--- start of Data section ---

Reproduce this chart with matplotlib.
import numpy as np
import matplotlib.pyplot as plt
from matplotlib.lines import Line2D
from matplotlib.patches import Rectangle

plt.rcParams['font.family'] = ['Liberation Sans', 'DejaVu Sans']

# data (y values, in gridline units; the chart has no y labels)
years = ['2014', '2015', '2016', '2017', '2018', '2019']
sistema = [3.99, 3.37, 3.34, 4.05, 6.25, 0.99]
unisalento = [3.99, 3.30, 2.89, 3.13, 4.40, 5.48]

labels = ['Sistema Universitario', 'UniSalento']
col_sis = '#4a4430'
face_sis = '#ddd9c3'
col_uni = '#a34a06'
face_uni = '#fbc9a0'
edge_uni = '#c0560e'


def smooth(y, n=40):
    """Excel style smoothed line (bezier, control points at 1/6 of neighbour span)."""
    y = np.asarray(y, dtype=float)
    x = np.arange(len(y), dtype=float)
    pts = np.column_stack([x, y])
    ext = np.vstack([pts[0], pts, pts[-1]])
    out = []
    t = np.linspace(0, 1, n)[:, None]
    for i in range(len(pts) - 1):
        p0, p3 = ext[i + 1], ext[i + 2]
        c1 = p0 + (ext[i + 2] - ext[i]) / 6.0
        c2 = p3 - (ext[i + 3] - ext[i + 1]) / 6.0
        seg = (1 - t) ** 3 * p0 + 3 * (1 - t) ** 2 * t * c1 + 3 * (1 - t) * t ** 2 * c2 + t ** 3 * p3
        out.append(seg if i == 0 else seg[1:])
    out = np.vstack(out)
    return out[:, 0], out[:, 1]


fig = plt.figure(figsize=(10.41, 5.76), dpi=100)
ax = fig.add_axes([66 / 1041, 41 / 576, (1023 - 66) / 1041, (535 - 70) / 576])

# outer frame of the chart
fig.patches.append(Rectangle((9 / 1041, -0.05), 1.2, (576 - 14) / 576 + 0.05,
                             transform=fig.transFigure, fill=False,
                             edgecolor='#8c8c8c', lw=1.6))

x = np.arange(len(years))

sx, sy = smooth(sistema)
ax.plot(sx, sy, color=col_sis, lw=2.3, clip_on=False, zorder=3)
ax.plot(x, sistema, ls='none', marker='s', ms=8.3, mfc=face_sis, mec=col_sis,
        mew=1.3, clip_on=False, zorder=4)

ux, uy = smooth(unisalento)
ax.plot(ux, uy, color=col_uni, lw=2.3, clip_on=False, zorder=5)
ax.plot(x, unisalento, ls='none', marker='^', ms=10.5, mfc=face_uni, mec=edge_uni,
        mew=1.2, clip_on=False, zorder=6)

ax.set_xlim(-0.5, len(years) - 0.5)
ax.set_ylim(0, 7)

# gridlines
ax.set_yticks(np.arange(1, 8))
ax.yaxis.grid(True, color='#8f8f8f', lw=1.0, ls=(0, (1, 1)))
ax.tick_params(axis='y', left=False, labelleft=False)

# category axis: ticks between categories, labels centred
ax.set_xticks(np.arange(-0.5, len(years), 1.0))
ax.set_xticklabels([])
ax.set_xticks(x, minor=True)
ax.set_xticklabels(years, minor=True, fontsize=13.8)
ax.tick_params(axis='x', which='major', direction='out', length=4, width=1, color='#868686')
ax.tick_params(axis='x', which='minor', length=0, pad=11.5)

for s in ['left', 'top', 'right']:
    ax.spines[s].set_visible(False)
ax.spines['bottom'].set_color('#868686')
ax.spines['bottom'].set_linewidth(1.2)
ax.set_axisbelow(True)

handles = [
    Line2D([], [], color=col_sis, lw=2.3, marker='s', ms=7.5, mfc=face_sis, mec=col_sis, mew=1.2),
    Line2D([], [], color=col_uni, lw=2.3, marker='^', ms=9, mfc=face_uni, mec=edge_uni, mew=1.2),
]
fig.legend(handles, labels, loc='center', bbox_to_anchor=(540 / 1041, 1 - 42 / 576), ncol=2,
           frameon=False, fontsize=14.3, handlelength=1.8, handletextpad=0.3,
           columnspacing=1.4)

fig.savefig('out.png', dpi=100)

--- end of Data section ---

* Task to carry out:
From the first line above through the line that contains "plt.rcParams['font.family'] = ['Liberation", quote each line exactly. Output nothing more.

* Answer to this task:
Reproduce this chart with matplotlib.
import numpy as np
import matplotlib.pyplot as plt
from matplotlib.lines import Line2D
from matplotlib.patches import Rectangle

plt.rcParams['font.family'] = ['Liberation Sans', 'DejaVu Sans']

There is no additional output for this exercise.